To combat depression, INFJs must learn to take care of themselves better—to indulge themselves with things they find enjoyable in life. They should remember that no one is perfect, and everyone deserves some time off.
Depression in INFPs
INFPs, much like INFJs, are prone to depression because of their naturally sensitive nature. This quality makes them wonderful people but causes them to experience things on a deep level. Sometimes their depression is caused by the feeling that others don’t understand them. It’s true that INFPs are very different from the norm and don’t fit into shallow stereotypes. Their feelings of apartness can make them feel alienated and misunderstood as they search for someone who will empathize with them and help them heal themselves.
Reasons for Depression
- INFPs are idealists, holding unrealistic expectations of others. This is especially true of their love relationships. No human could live up to the expectations they’ve erected in their own minds. When a relationship falls apart, they are devastated, triggering a cascade of other emotional problems.
- Their naiveté makes them an easy target for toxic individuals. Because their own intentions and morals are above reproach, they think that’s true of all other people. Even when the actions of others show hostile intent, INFPs tend to discount their suspicions because it’s so far from anything they would do. They can’t imagine that anyone would hurt them intentionally. It takes many years of living to discover the bitter truth—that many unfriendly acts are done on purpose.
- Their highly developed empathy makes them emotional sponges. They pick up easily the energy of others, making themselves susceptible to the moods of those around them. They’re infected by friends’ tribulations. For this reason, they find it hard to say “no,” and people often take advantage of them.
- INFPs think too much. Because they stay isolated in their internal world much of the time, they overthink everything that happens to them. When they don’t come up with satisfying answers, they go back to the drawing board and think some more.
- In some ways, INFPs are a study in conflict. They’re perfectionists about some things and disorganized about others. Administrative tasks are too boring to keep them engaged, and so their records become chaotic—causing problems later. There are many more interesting things to do than paperwork. With so many items on their agendas and so little time, they’re reluctant to focus on menial tasks.
Being sensitive, they get upset easily. In stressful situations, they tend to avoid the sources until the problem gets too big to manage. Procrastination adds to their stress and damages their self-esteem. When criticized for this or any other deficiency, they put the most negative spin on others’ evaluations and take them personally. It’s difficult to give INFPs any feedback that they construe as totally positive.
INFPs need close friends who are both supportive and nonjudgmental—people who can coax them out of their dark moods and enjoy the sunny side of life again.

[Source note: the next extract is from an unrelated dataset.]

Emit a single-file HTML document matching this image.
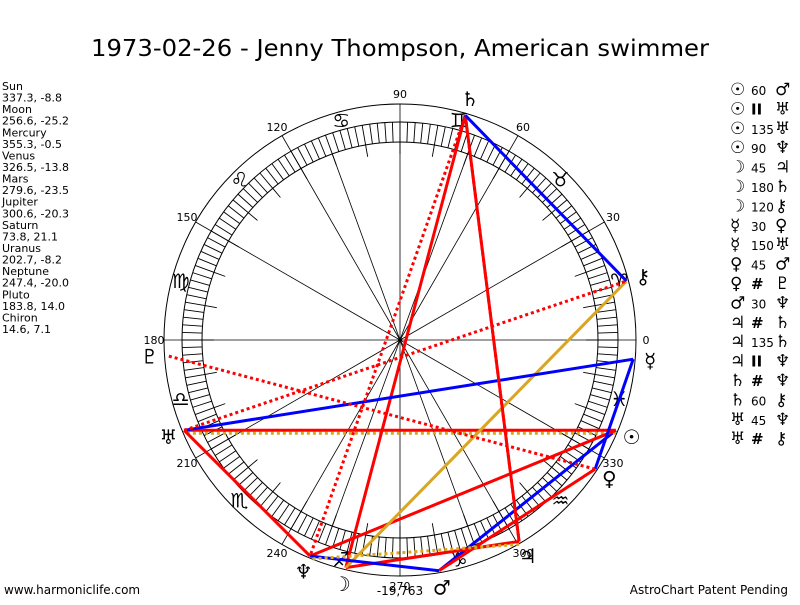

Similarities Between INFJs and INFPs
Whether INFJs and INFPs get overwhelmed by personal conflicts or global injustices, they switch to hermit mode. They want to make a change, but the prospect seems hopeless. Therefore, their backup strategy is isolation. And this eventually leads to depression. Both types need to feel supported and appreciated when they are depressed. Just knowing that the people around them value them and do not judge them can be of immense help.